J’y croisai les mêmes femmes percluses de tâches, dignes et fières en élevant les marmots, balayant devant leur porte et le vendredi soir allant dépenser la paie dans les magasins de la cité, rendre cette paie au patron plutôt, puisque ces commerces lui appartenaient aussi.
J’y reluquai des gamines aussi effrontées qu’innocentes qui allumaient le regard des hommes au bal du samedi soir, ou à la fête foraine, montrant leurs cuisses et même leur culotte.
Certains comparent Silvia Avallone à Emile Zola ; alors là non, pas moi !
Sans déboulonner la statue du père du roman social, j’estime, assuré dans mon opinion car c’était celle de Jaurès, que Zola campe « des personnages trop abstraits, des silhouettes plus que des âmes, des allégories ». Tandis qu’Avallone, elle, certainement pas : ses personnages sont d’une densité humaine remarquable.

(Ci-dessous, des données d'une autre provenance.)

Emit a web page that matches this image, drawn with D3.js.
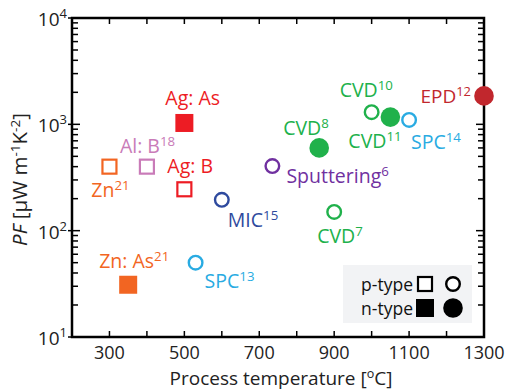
<!DOCTYPE html>
<html>
<head>
<meta charset="utf-8">
<script src="https://cdn.jsdelivr.net/npm/d3@7"></script>
<style>
  body { margin: 0; background: #fff; }
  text { font-family: "Open Sans", Lato, sans-serif; }
</style>
</head>
<body>
<div id="chart"></div>
<script>
// data
var names = ["Ag: As", "Zn", "Al: B", "Ag: B", "MIC", "SPC", "Zn: As", "Sputtering",
  "CVD", "CVD", "CVD", "CVD", "SPC", "EPD"];
var refs = ["", "21", "18", "", "15", "13", "21", "6", "8", "7", "10", "11", "14", "12"];
var temps = [500, 300, 400, 500, 600, 530, 350, 735, 860, 900, 1000, 1050, 1100, 1300];
var pfs = [1030, 400, 400, 245, 195, 50, 31, 405, 600, 150, 1300, 1170, 1100, 1850];
var types = ["n", "p", "p", "p", "p", "p", "n", "p", "n", "p", "p", "n", "p", "n"];
var shapes = ["sq", "sq", "sq", "sq", "ci", "ci", "sq", "ci", "ci", "ci", "ci", "ci", "ci", "ci"];
var colors = ["#ED1C24", "#F26522", "#C97BB8", "#ED1C24", "#2E4A9E", "#29ABE2", "#F26522",
  "#7030A0", "#20B14B", "#20B14B", "#20B14B", "#20B14B", "#29ABE2", "#C1272D"];

var xTickLabels = [300, 500, 700, 900, 1100, 1300];
var yTickLabels = [10, 100, 1000, 10000];

// label placement relative to the marker (anchor, dx, dy, font size)
var labelPos = [
  ["start", -19, -18, 19.5], ["middle", 1, 30, 19.5], ["start", -27, -14, 19.5], ["start", -17, -16, 19.5],
  ["start", 6, 27, 19.5], ["start", 9, 25, 19.5], ["start", -29, -17, 19.5], ["start", 14, 17, 19.5],
  ["start", -36, -13, 19.5], ["start", -17, 31, 19.5], ["start", -32, -15, 19.5], ["start", -42, 31, 19.5],
  ["start", 2, 29, 19.5], ["end", -13, 7, 19]
];

var width = 508, height = 390;
var margin = { top: 18, right: 24, bottom: 53, left: 72 };

var svg = d3.select("#chart").append("svg")
  .attr("width", width)
  .attr("height", height);

var x = d3.scaleLinear().domain([200, 1300]).range([margin.left, width - margin.right]);
var y = d3.scaleLog().domain([10, 10000]).range([height - margin.bottom, margin.top]);

var x0 = x.range()[0], x1 = x.range()[1], y0 = y.range()[0], y1 = y.range()[1];

// ticks
var gAx = svg.append("g").attr("stroke", "#000").attr("stroke-width", 1.5);
d3.range(200, 1301, 100).forEach(function (v) {
  gAx.append("line").attr("x1", x(v)).attr("x2", x(v)).attr("y1", y0).attr("y2", y0 - 6);
  gAx.append("line").attr("x1", x(v)).attr("x2", x(v)).attr("y1", y1).attr("y2", y1 + 6);
});
var yTicks = y.ticks();
yTicks.forEach(function (v) {
  var major = yTickLabels.indexOf(v) >= 0;
  var len = major ? 8 : 6;
  gAx.append("line").attr("x1", x0 - (major ? 4 : 0)).attr("x2", x0 + len).attr("y1", y(v)).attr("y2", y(v));
  gAx.append("line").attr("x1", x1).attr("x2", x1 - len).attr("y1", y(v)).attr("y2", y(v));
});

// frame
svg.append("rect")
  .attr("x", x0).attr("y", y1)
  .attr("width", x1 - x0).attr("height", y0 - y1)
  .attr("fill", "none").attr("stroke", "#000").attr("stroke-width", 2.5);

// tick labels
svg.append("g").selectAll("text")
  .data(xTickLabels)
  .join("text")
  .attr("x", d => x(d))
  .attr("y", y0 + 22)
  .attr("text-anchor", "middle")
  .attr("font-size", 18)
  .attr("fill", "#222")
  .text(d => d);

var yl = svg.append("g").selectAll("text")
  .data(yTickLabels)
  .join("text")
  .attr("x", x0 - 5)
  .attr("y", d => y(d) + 8)
  .attr("text-anchor", "end")
  .attr("font-size", 19)
  .attr("fill", "#222");
yl.append("tspan").text("10");
yl.append("tspan").attr("font-size", 13).attr("dy", -8).text(d => Math.round(Math.log10(d)));

// axis titles
var xt = svg.append("text")
  .attr("x", (x0 + x1) / 2 + 3)
  .attr("y", 384.5)
  .attr("text-anchor", "middle")
  .attr("font-size", 19)
  .attr("fill", "#222");
xt.append("tspan").text("Process temperature [");
xt.append("tspan").attr("font-size", 12.5).attr("dy", -7).text("o");
xt.append("tspan").attr("dy", 7).text("C]");

var yt = svg.append("text")
  .attr("transform", "translate(27," + ((y0 + y1) / 2 + 2) + ") rotate(-90)")
  .attr("text-anchor", "middle")
  .attr("font-size", 20.5)
  .attr("fill", "#222");
yt.append("tspan").attr("font-style", "italic").text("PF");
yt.append("tspan").text(" [\u03bcW m");
yt.append("tspan").attr("font-size", 13.5).attr("dy", -7).text("-1");
yt.append("tspan").attr("dy", 7).text("K");
yt.append("tspan").attr("font-size", 13.5).attr("dy", -7).text("-2");
yt.append("tspan").attr("dy", 7).text("]");

// markers
var idx = d3.range(names.length);
var marks = svg.append("g");
function drawMark(g, shape, filled, col, cx, cy) {
  if (shape === "sq") {
    var s = filled ? 18 : 14;
    g.append("rect")
      .attr("x", cx - s / 2).attr("y", cy - s / 2)
      .attr("width", s).attr("height", s)
      .attr("fill", filled ? col : "#fff")
      .attr("stroke", filled ? "none" : col)
      .attr("stroke-width", 2.2);
  } else {
    g.append("circle")
      .attr("cx", cx).attr("cy", cy)
      .attr("r", filled ? 9.8 : 6.8)
      .attr("fill", filled ? col : "#fff")
      .attr("stroke", filled ? "none" : col)
      .attr("stroke-width", 2.4);
  }
}
idx.forEach(function (i) {
  drawMark(marks, shapes[i], types[i] === "n", colors[i], x(temps[i]), y(pfs[i]));
});

// point labels
var lab = svg.append("g").selectAll("text")
  .data(idx)
  .join("text")
  .attr("x", i => x(temps[i]) + labelPos[i][1])
  .attr("y", i => y(pfs[i]) + labelPos[i][2])
  .attr("text-anchor", i => labelPos[i][0])
  .attr("font-size", i => labelPos[i][3])
  .attr("fill", i => colors[i]);
lab.append("tspan").text(i => names[i]);
lab.append("tspan").attr("font-size", i => labelPos[i][3] * 0.68).attr("dy", -7).text(i => refs[i]);

// legend
var leg = svg.append("g");
leg.append("rect")
  .attr("x", 343).attr("y", 265).attr("width", 129).attr("height", 58)
  .attr("fill", "#F2F3F5");
var legRows = [["p-type", false], ["n-type", true]];
legRows.forEach(function (r, k) {
  var cy = 284 + k * 24;
  leg.append("text")
    .attr("x", 413).attr("y", cy + 6.5)
    .attr("text-anchor", "end")
    .attr("font-size", 17.5)
    .attr("fill", "#111")
    .text(r[0]);
  drawMark(leg, "sq", r[1], "#000", 425, cy);
  drawMark(leg, "ci", r[1], "#000", 453, cy);
});
</script>
</body>
</html>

Je conclurai d’ailleurs là-dessus : ni linguiste ni critique, je suis incapable d’analyser ce qui distingue un grand style d’un faible, un bon romancier d’un médiocre. Mais plus d’un an après avoir refermé D’acier, Francesca la blonde et Anna la brune visitent encore mon esprit. C’est pour moi l’indice incontestable du bon roman.